This stunning colonial revival home at 4322 Rawlins was built in 1923. The first residents were the Smith family who were the owners of The Smith Ice Cream Company. of Dallas. Charles Winston Smith and his wife Jinnie May and their three children, C. Russell Jr., J. Louis, and Helen lived in the house until 1949.
Charles and his father started making ice cream in Dallas in 1898 at a factory building on Harwood St. when he was 22. His father was James Hickman Smith who came to Dallas from Tennessee in 1854 when he was three. Texas had been admitted to the Union in 1845 and Dallas had yet to be incorporated as a city. They settled on 256 acres in the Cochran Chapel area of what was then called Letot, Texas before it was incorporated into the Ciry of Dallas. This area came to be the Bachman Lake area of Dallas. The family members were farmers and cabinet makers. James married Amanda Bachman whose family owned the property were Bachman Lake is now and whose father the lake is named, just south of the Smith farm. James was able to build a colonial type house for the young couple in 1875 by selling cotton by the oxcart load in Jefferson, Texas 170 miles east of Dallas and returning with lumber. He ultimately had enough lumber for the house.

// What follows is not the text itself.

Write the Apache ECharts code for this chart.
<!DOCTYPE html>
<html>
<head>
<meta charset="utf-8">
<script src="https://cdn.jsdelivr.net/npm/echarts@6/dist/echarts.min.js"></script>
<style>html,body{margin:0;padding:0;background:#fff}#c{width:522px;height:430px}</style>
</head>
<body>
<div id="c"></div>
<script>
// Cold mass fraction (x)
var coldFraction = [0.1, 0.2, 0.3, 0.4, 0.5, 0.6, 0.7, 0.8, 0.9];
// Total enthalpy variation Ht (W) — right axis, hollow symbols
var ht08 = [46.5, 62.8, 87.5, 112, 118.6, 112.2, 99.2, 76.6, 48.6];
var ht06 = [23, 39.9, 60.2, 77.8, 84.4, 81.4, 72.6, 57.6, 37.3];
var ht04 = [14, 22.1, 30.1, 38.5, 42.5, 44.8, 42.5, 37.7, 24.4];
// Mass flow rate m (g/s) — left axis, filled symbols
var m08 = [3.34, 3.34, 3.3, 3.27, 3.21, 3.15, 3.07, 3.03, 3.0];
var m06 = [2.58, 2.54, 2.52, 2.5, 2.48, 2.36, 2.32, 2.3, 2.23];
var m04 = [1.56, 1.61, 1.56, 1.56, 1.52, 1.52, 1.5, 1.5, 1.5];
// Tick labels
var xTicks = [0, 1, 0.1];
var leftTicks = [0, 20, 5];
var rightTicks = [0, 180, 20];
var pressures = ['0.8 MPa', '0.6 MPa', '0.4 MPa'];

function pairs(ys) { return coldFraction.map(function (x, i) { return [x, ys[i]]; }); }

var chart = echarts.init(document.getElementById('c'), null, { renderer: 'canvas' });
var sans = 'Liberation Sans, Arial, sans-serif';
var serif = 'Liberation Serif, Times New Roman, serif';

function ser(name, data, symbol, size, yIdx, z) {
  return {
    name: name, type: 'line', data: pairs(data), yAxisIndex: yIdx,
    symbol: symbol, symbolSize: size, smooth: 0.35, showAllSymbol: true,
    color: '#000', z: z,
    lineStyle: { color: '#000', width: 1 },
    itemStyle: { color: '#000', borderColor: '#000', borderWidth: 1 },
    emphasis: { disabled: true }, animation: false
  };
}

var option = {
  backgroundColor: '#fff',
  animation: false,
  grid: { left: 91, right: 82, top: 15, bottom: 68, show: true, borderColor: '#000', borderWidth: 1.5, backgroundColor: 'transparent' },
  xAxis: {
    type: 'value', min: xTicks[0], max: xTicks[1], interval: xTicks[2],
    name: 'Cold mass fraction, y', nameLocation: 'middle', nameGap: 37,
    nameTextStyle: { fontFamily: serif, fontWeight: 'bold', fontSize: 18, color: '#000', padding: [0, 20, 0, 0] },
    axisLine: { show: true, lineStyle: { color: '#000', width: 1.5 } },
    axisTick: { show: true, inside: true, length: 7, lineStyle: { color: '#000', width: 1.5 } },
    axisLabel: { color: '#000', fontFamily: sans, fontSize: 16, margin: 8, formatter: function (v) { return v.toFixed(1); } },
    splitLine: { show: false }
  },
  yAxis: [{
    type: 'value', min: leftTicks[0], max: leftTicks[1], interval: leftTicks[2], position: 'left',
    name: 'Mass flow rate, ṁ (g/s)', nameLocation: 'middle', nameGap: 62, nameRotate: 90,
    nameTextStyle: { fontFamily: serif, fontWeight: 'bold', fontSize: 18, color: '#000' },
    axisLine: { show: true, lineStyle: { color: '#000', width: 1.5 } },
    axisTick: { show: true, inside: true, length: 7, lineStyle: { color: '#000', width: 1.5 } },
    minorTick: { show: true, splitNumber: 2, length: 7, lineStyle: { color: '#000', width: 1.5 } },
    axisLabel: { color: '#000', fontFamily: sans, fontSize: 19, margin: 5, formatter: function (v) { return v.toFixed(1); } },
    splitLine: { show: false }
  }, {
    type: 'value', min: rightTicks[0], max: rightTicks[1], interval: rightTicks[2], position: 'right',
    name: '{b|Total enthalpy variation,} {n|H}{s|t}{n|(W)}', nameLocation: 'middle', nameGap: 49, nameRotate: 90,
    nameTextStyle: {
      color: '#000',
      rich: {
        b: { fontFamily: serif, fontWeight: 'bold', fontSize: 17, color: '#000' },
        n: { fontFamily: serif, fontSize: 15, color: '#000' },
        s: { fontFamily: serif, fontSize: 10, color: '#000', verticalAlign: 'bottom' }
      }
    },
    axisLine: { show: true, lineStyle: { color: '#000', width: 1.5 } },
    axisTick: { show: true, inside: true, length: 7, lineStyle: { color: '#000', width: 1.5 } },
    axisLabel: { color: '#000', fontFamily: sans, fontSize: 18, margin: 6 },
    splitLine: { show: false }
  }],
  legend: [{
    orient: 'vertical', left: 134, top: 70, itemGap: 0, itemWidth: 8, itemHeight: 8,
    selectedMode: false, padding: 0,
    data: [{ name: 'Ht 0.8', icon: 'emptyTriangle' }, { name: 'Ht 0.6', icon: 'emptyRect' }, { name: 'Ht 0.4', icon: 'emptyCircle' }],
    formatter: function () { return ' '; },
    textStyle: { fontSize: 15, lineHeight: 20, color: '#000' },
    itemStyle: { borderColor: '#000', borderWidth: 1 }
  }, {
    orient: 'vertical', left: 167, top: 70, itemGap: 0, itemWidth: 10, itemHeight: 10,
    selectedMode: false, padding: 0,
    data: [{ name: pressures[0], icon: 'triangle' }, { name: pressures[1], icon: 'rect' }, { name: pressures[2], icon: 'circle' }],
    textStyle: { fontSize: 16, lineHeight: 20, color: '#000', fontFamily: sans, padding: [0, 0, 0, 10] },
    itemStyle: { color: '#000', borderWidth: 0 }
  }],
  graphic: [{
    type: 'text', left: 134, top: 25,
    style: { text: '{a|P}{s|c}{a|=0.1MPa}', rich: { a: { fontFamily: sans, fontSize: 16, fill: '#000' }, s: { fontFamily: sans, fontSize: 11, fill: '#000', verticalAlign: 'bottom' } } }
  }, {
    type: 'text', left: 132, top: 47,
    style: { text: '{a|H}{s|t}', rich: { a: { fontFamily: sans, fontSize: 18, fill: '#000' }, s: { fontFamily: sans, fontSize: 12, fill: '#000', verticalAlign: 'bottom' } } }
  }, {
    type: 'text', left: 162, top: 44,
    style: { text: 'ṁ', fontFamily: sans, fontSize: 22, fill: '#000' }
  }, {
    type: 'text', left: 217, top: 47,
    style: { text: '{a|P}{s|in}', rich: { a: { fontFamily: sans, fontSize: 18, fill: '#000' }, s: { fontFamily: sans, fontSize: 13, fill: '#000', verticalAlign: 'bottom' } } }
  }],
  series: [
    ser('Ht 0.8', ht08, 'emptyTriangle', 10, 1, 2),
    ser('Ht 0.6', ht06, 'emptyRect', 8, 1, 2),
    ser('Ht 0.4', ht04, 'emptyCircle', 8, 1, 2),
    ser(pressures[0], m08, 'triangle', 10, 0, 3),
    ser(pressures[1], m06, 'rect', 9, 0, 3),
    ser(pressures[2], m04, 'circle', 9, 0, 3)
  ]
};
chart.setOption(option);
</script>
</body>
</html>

James was still a farmer when his son convinced him to open the ice cream factory at 324 Harwood St. near Pacific Ave in downtown. Smith Ice Cream was sold wholesale and retail all over North Texas. James retired as president of Smith Ice Cream in 1921, leaving his son Charles to run the company. In the 1920’s Charles moved his family to the newly built house in Perry Heights and there they raised two sons and daughter. Charles sold off much of the original family farm except for a Crown Hill Mausoleum that still stands today and where his family are buried.

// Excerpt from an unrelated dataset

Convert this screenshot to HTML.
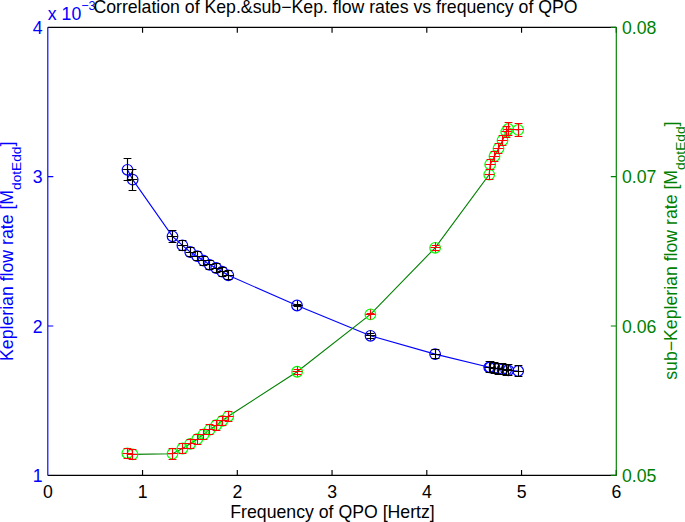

Charles was one of the organizers of Dallas Rotary Club in the Oriental Hotel in 1911, a member of the board of Oak Lawn Methodist church, a mason, a Shriner, and also the director of the International Ice Cream Manufacturers Association. Charles taught his business to his sons, who later ran the business after his death in 1947. C. Russell Smith, his eldest son was president until 1961, when C. Russell’s son then assumed the business. Smith Ice Cream was finally sold in 1966 and the company closed. The ice cream company lasted 68 years.
Jinnie May, Charles Sr’s wife, sold the house in 1949, two years after her husband died. She lived until 1960 at 89 years of age leaving three grandchildren and 7 great grandchildren.